Je pensais avoir fait le tour de la plupart des expositions en attendant la nouvelle fournée qui commence essentiellement en mars, mais j’avais oublié le Musée de la Vie Romantique et son exposition sur les « Visages de l’effroi ». A une semaine de sa clôture, je me suis donc dépêchée de m’y rendre et j’ai plus que bien fait. Le musée d’Orsay avait déjà mis en lumière ces œuvres torturées du XIXème siècle, tournées vers l’obscurité de l’âme et les drames historiques et mythiques dans « Crime et Châtiments » et « l’Ange du bizarre ». L’intérêt ici ce sont les œuvres uniquement françaises, des œuvres moins connues d’artistes moins célèbres du courant néoclassique ou romantique.
Les néoclassiques en tant que témoins des troubles révolutionnaires et des guerres napoléoniennes ont une vision très froide de l’horreur, les romantiques de leurs côtés façonnement une nouvelle esthétique, crépusculaire, aux frontières du fantastique.
Le parcours est construit autour de 4 thèmes : La chute des héros, Martyrs profanes, martyrs chrétiens, Violences et réalités et Les affres de l’Au-delà.

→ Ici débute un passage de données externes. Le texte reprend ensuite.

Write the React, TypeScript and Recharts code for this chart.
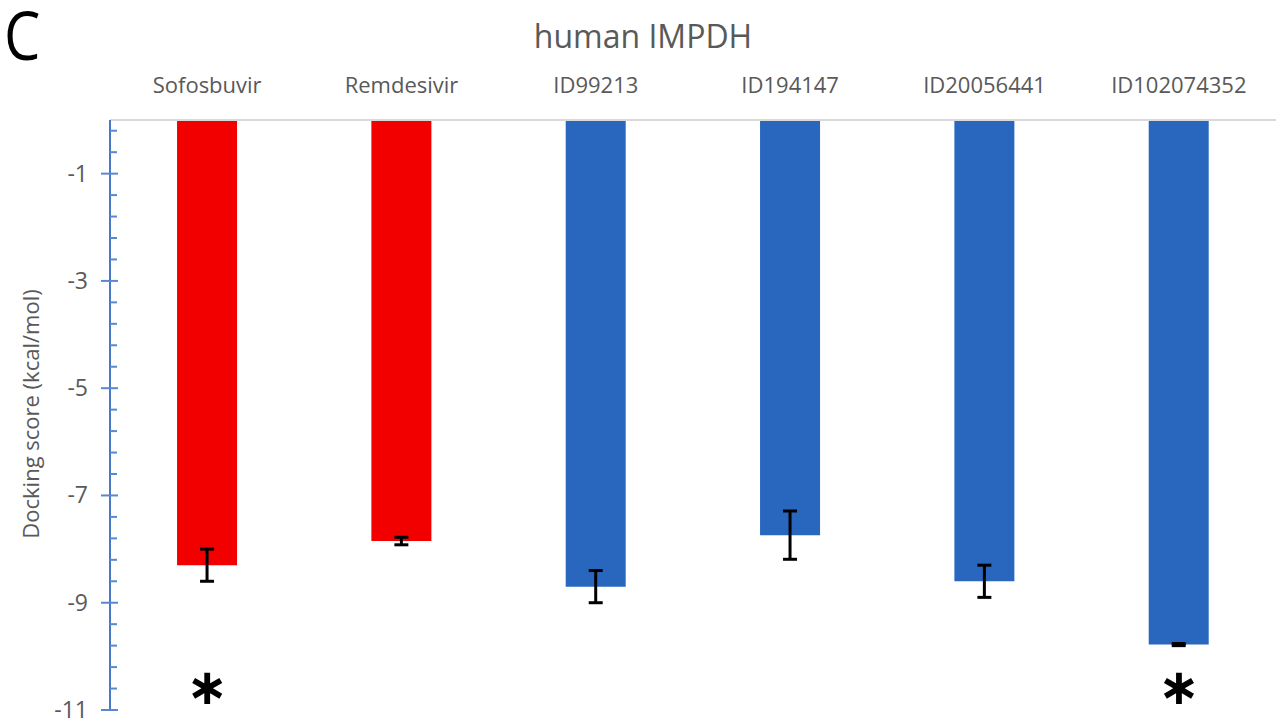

La chute des héros fait référence à cette période révolutionnaire et postrévolutionnaire où la conscience d’un monde en plein changement, et que plus rien ne sera comme avant habite les artistes. Les néoclassiques tentent de renouveler les thèmes en puisant dans l’Histoire antique des sujets héroïques. Pour ces héros d’un autre temps, la violence est brute et vertueuse et contribue au sublime. Chez les romantiques, avec le salon de 1824, Delacroix, Boulanger et Devéria font fi des convenances et peignent une violence sans fard. Les œuvres sont poignantes, les héros de ces toiles se tordent de douleurs et le sang coule à flot quand ce n’est pas la misère sordide et froide du quotidien qui est mise en avant.
Cette Révolution qui sacrifie tant et tant d’êtres pas forcément coupables alimente une esthétique nouvelle. Les héros révolutionnaires deviennent des saints martyrisés, comme Marat dans sa baignoire. La Restauration redonne sa place d’honneurs aux œuvres religieuses mais la façon de peindre a changé et l’héritage reste. Cette mère terrorisée peinte par Cogniet pour son « Massacre des Innocents » en 1824 est criante de réalité. Sa douleur est réelle et la violence qui se prépare est presque palpable.

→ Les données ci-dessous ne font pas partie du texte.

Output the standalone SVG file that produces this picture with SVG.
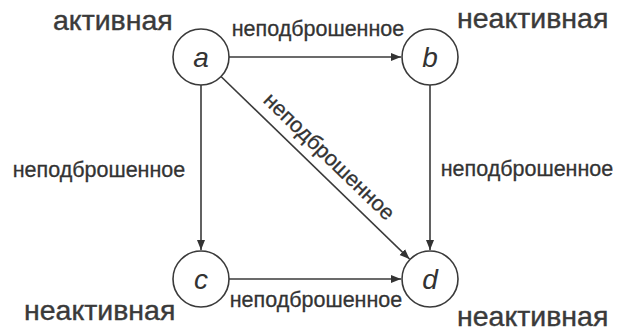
<svg xmlns="http://www.w3.org/2000/svg" width="617" height="332" viewBox="0 0 617 332">
<style>
.node circle{fill:#fff;stroke:#3a3a3a;stroke-width:1.6}
.nl{font-family:"Liberation Sans",Arial,sans-serif;font-style:italic;font-size:28px;fill:#333;text-anchor:middle}
.st{font-family:"Liberation Sans",Arial,sans-serif;font-size:28.5px;fill:#3a3a3a;stroke:#3a3a3a;stroke-width:0.4}
.el{font-family:"Liberation Sans",Arial,sans-serif;font-size:21.5px;fill:#333;stroke:#333;stroke-width:0.3;text-anchor:middle}
.edge{stroke:#3a3a3a;stroke-width:1.6;fill:none;marker-end:url(#arr)}
</style>
<defs>
<marker id="arr" markerUnits="userSpaceOnUse" markerWidth="12" markerHeight="10" refX="10" refY="5" orient="auto">
<path d="M0,1 L10,5 L0,9 Z" fill="#333"/>
</marker>
</defs>
<rect width="617" height="332" fill="#fff"/>
<g id="connectors">
<line class="edge" x1="229" y1="57" x2="401" y2="57"/>
<line class="edge" x1="201" y1="85" x2="201" y2="250"/>
<line class="edge" x1="430" y1="85" x2="430" y2="250"/>
<line class="edge" x1="229" y1="279" x2="401" y2="279"/>
<line class="edge" x1="221" y1="76.5" x2="409.5" y2="259"/>
<text class="el" x="318" y="36">неподброшенное</text>
<text class="el" x="99" y="177">неподброшенное</text>
<text class="el" x="527" y="176">неподброшенное</text>
<text class="el" x="316" y="307">неподброшенное</text>
<text class="el" transform="translate(318,168) rotate(44)" x="0" y="-9">неподброшенное</text>
</g>
<g id="node-a" class="node">
<circle cx="201" cy="57" r="28"/>
<text class="nl" x="201" y="67">a</text>
<text class="st" x="53" y="30">активная</text>
</g>
<g id="node-b" class="node">
<circle cx="430" cy="57" r="28"/>
<text class="nl" x="430" y="67">b</text>
<text class="st" x="457" y="28">неактивная</text>
</g>
<g id="node-c" class="node">
<circle cx="201" cy="279" r="28"/>
<text class="nl" x="201" y="289">c</text>
<text class="st" x="24" y="320">неактивная</text>
</g>
<g id="node-d" class="node">
<circle cx="430" cy="279" r="28"/>
<text class="nl" x="430" y="289">d</text>
<text class="st" x="457" y="326">неактивная</text>
</g>
</svg>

Avec la presse qui se développe, la grande nouveauté pour ces peintres c’est la possibilité de peindre des affaires contemporaines toutes aussi sordides les unes que les autres. Les journaux sont une bible d’histoires sans cesse renouvelées. La terrible affaire Fualdès, ancien procureur impérial Fualdès égorgé dans la nuit du 19 au 20 mars 1817 à Rodez inspire à Géricault une série d’esquisses préparatoires en vue d’un grand tableau monumental qu’il ne réalisera pas au profit du Radeau de la Méduse, autre fait contemporain.
La littérature elle aussi en pleine mutation continue à être une source d’inspiration pour tous ces peintres en quêtes d’histoires nouvelles, ainsi La fiancée de Lammermoor de Walter Scott donne à Emile Signol « La folie de la fiancée de Lammermoor » où la malheureuse Lucy Ashton se tient recroquevillée dans sa cheminée, les yeux remplit de folie.
La dernière partie est consacrée au Romantisme noir et porte sur toute cette production irrationnelle, sombre et fantastique avec une large part consacrée au mythe d’Ossian, invente entre 1760 et 1773 par James Macpherson qui constitue une nouvelle mythologie.
C’est une exposition extraordinaire avec sa part d’ombre comme je les aime. J’avais déjà aimé toutes les précédentes sur le sujet. Ces œuvres sont un volet important de l’Histoire de l’art du XIXème siècle, et c’est toujours très intéressant de les retrouver et d’admirer comment tous ces artistes ont retranscrit la violence de leur époque, une violence qu’on oublie souvent quand on pense au XIXème siècle.
Je sais que je m’y prends tard, mais en cette semaine de vacances, si vous pouvez y faire un petit tour, n’hésitez pas.